To be done - Write out the entire listing below exactly, with the pictures left out.

— start Supplied data —

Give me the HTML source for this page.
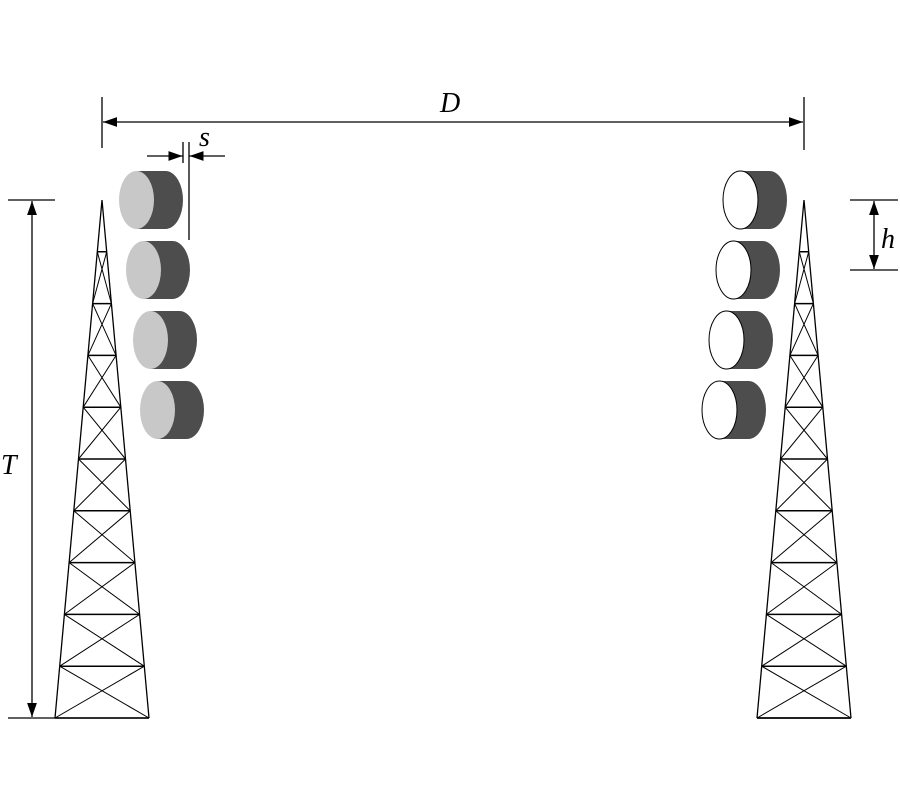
<!DOCTYPE html>
<html><head><meta charset="utf-8"><style>
html,body{margin:0;padding:0;background:#fff;}
svg{display:block;}
</style></head><body>
<svg width="900" height="800" viewBox="0 0 900 800" xmlns="http://www.w3.org/2000/svg">
<defs>
<marker id="ar" viewBox="0 0 10 10" refX="10" refY="5" markerWidth="14" markerHeight="14" markerUnits="userSpaceOnUse" orient="auto">
<path d="M0,1.5 L10,5 L0,8.5 Z" fill="#000"/>
</marker>
<g id="tower" stroke="#000" stroke-width="1.3" fill="none">
<path d="M102,200 L55,718 M102,200 L149,718"/>
<path d="M97.3,251.8H106.7 M92.6,303.6H111.4 M87.9,355.4H116.1 M83.2,407.2H120.8 M78.5,459H125.5 M73.8,510.8H130.2 M69.1,562.6H134.9 M64.4,614.4H139.6 M59.7,666.2H144.3 M55,718H149" stroke-width="1.5"/>
<path stroke-width="1" d="
M97.3,251.8L111.4,303.6 M106.7,251.8L92.6,303.6
M92.6,303.6L116.1,355.4 M111.4,303.6L87.9,355.4
M87.9,355.4L120.8,407.2 M116.1,355.4L83.2,407.2
M83.2,407.2L125.5,459 M120.8,407.2L78.5,459
M78.5,459L130.2,510.8 M125.5,459L73.8,510.8
M73.8,510.8L134.9,562.6 M130.2,510.8L69.1,562.6
M69.1,562.6L139.6,614.4 M134.9,562.6L64.4,614.4
M64.4,614.4L144.3,666.2 M139.6,614.4L59.7,666.2
M59.7,666.2L149,718 M144.3,666.2L55,718"/>
</g>
<g id="discL">
<rect x="136.5" y="171" width="29" height="58" fill="#4d4d4d"/>
<ellipse cx="165.5" cy="200" rx="17.5" ry="29" fill="#4d4d4d"/>
<ellipse cx="136.5" cy="200" rx="17.5" ry="29" fill="#c8c8c8"/>
</g>
<g id="discR">
<rect x="740.5" y="171" width="29" height="58" fill="#4d4d4d"/>
<ellipse cx="769.5" cy="200" rx="17.5" ry="29" fill="#4d4d4d"/>
<ellipse cx="740.5" cy="200" rx="17.5" ry="29" fill="#fff" stroke="#000" stroke-width="1"/>
</g>
</defs>

<use href="#tower"/>
<use href="#tower" transform="translate(702,0)"/>
<line x1="757" y1="718" x2="851" y2="718" stroke="#000" stroke-width="1.5"/>

<use href="#discL"/>
<use href="#discL" transform="translate(7,70)"/>
<use href="#discL" transform="translate(14,140)"/>
<use href="#discL" transform="translate(21,210)"/>

<use href="#discR"/>
<use href="#discR" transform="translate(-7,70)"/>
<use href="#discR" transform="translate(-14,140)"/>
<use href="#discR" transform="translate(-21,210)"/>

<g stroke="#000" stroke-width="1.3" fill="none">
<line x1="102" y1="97" x2="102" y2="148"/>
<line x1="804" y1="97" x2="804" y2="150"/>
<line x1="451" y1="122" x2="103" y2="122" marker-end="url(#ar)"/>
<line x1="451" y1="122" x2="803" y2="122" marker-end="url(#ar)"/>
<line x1="183" y1="142" x2="183" y2="163"/>
<line x1="189" y1="142" x2="189" y2="240"/>
<line x1="147" y1="156" x2="182.5" y2="156" marker-end="url(#ar)"/>
<line x1="225" y1="156" x2="189.5" y2="156" marker-end="url(#ar)"/>
<line x1="8" y1="200" x2="55" y2="200"/>
<line x1="8" y1="718" x2="149" y2="718"/>
<line x1="32" y1="460" x2="32" y2="201" marker-end="url(#ar)"/>
<line x1="32" y1="460" x2="32" y2="717" marker-end="url(#ar)"/>
<line x1="850" y1="200" x2="898" y2="200"/>
<line x1="850" y1="270" x2="898" y2="270"/>
<line x1="874" y1="235" x2="874" y2="201" marker-end="url(#ar)"/>
<line x1="874" y1="235" x2="874" y2="269" marker-end="url(#ar)"/>
</g>

<g font-family="Liberation Serif, serif" font-style="italic" font-size="28" fill="#000">
<text x="440" y="112">D</text>
<text x="199" y="146">s</text>
<text x="1" y="474">T</text>
<text x="881" y="248">h</text>
</g>
</svg>
</body></html>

— end Supplied data —

Correct answer -
Give me the HTML source for this page.
<!DOCTYPE html>
<html><head><meta charset="utf-8"><style>
html,body{margin:0;padding:0;background:#fff;}
svg{display:block;}
</style></head><body>
<svg width="900" height="800" viewBox="0 0 900 800" xmlns="http://www.w3.org/2000/svg">
<defs>
<marker id="ar" viewBox="0 0 10 10" refX="10" refY="5" markerWidth="14" markerHeight="14" markerUnits="userSpaceOnUse" orient="auto">
<path d="M0,1.5 L10,5 L0,8.5 Z" fill="#000"/>
</marker>
<g id="tower" stroke="#000" stroke-width="1.3" fill="none">
<path d="M102,200 L55,718 M102,200 L149,718"/>
<path d="M97.3,251.8H106.7 M92.6,303.6H111.4 M87.9,355.4H116.1 M83.2,407.2H120.8 M78.5,459H125.5 M73.8,510.8H130.2 M69.1,562.6H134.9 M64.4,614.4H139.6 M59.7,666.2H144.3 M55,718H149" stroke-width="1.5"/>
<path stroke-width="1" d="
M97.3,251.8L111.4,303.6 M106.7,251.8L92.6,303.6
M92.6,303.6L116.1,355.4 M111.4,303.6L87.9,355.4
M87.9,355.4L120.8,407.2 M116.1,355.4L83.2,407.2
M83.2,407.2L125.5,459 M120.8,407.2L78.5,459
M78.5,459L130.2,510.8 M125.5,459L73.8,510.8
M73.8,510.8L134.9,562.6 M130.2,510.8L69.1,562.6
M69.1,562.6L139.6,614.4 M134.9,562.6L64.4,614.4
M64.4,614.4L144.3,666.2 M139.6,614.4L59.7,666.2
M59.7,666.2L149,718 M144.3,666.2L55,718"/>
</g>
<g id="discL">
<rect x="136.5" y="171" width="29" height="58" fill="#4d4d4d"/>
<ellipse cx="165.5" cy="200" rx="17.5" ry="29" fill="#4d4d4d"/>
<ellipse cx="136.5" cy="200" rx="17.5" ry="29" fill="#c8c8c8"/>
</g>
<g id="discR">
<rect x="740.5" y="171" width="29" height="58" fill="#4d4d4d"/>
<ellipse cx="769.5" cy="200" rx="17.5" ry="29" fill="#4d4d4d"/>
<ellipse cx="740.5" cy="200" rx="17.5" ry="29" fill="#fff" stroke="#000" stroke-width="1"/>
</g>
</defs>

<use href="#tower"/>
<use href="#tower" transform="translate(702,0)"/>
<line x1="757" y1="718" x2="851" y2="718" stroke="#000" stroke-width="1.5"/>

<use href="#discL"/>
<use href="#discL" transform="translate(7,70)"/>
<use href="#discL" transform="translate(14,140)"/>
<use href="#discL" transform="translate(21,210)"/>

<use href="#discR"/>
<use href="#discR" transform="translate(-7,70)"/>
<use href="#discR" transform="translate(-14,140)"/>
<use href="#discR" transform="translate(-21,210)"/>

<g stroke="#000" stroke-width="1.3" fill="none">
<line x1="102" y1="97" x2="102" y2="148"/>
<line x1="804" y1="97" x2="804" y2="150"/>
<line x1="451" y1="122" x2="103" y2="122" marker-end="url(#ar)"/>
<line x1="451" y1="122" x2="803" y2="122" marker-end="url(#ar)"/>
<line x1="183" y1="142" x2="183" y2="163"/>
<line x1="189" y1="142" x2="189" y2="240"/>
<line x1="147" y1="156" x2="182.5" y2="156" marker-end="url(#ar)"/>
<line x1="225" y1="156" x2="189.5" y2="156" marker-end="url(#ar)"/>
<line x1="8" y1="200" x2="55" y2="200"/>
<line x1="8" y1="718" x2="149" y2="718"/>
<line x1="32" y1="460" x2="32" y2="201" marker-end="url(#ar)"/>
<line x1="32" y1="460" x2="32" y2="717" marker-end="url(#ar)"/>
<line x1="850" y1="200" x2="898" y2="200"/>
<line x1="850" y1="270" x2="898" y2="270"/>
<line x1="874" y1="235" x2="874" y2="201" marker-end="url(#ar)"/>
<line x1="874" y1="235" x2="874" y2="269" marker-end="url(#ar)"/>
</g>

<g font-family="Liberation Serif, serif" font-style="italic" font-size="28" fill="#000">
<text x="440" y="112">D</text>
<text x="199" y="146">s</text>
<text x="1" y="474">T</text>
<text x="881" y="248">h</text>
</g>
</svg>
</body></html>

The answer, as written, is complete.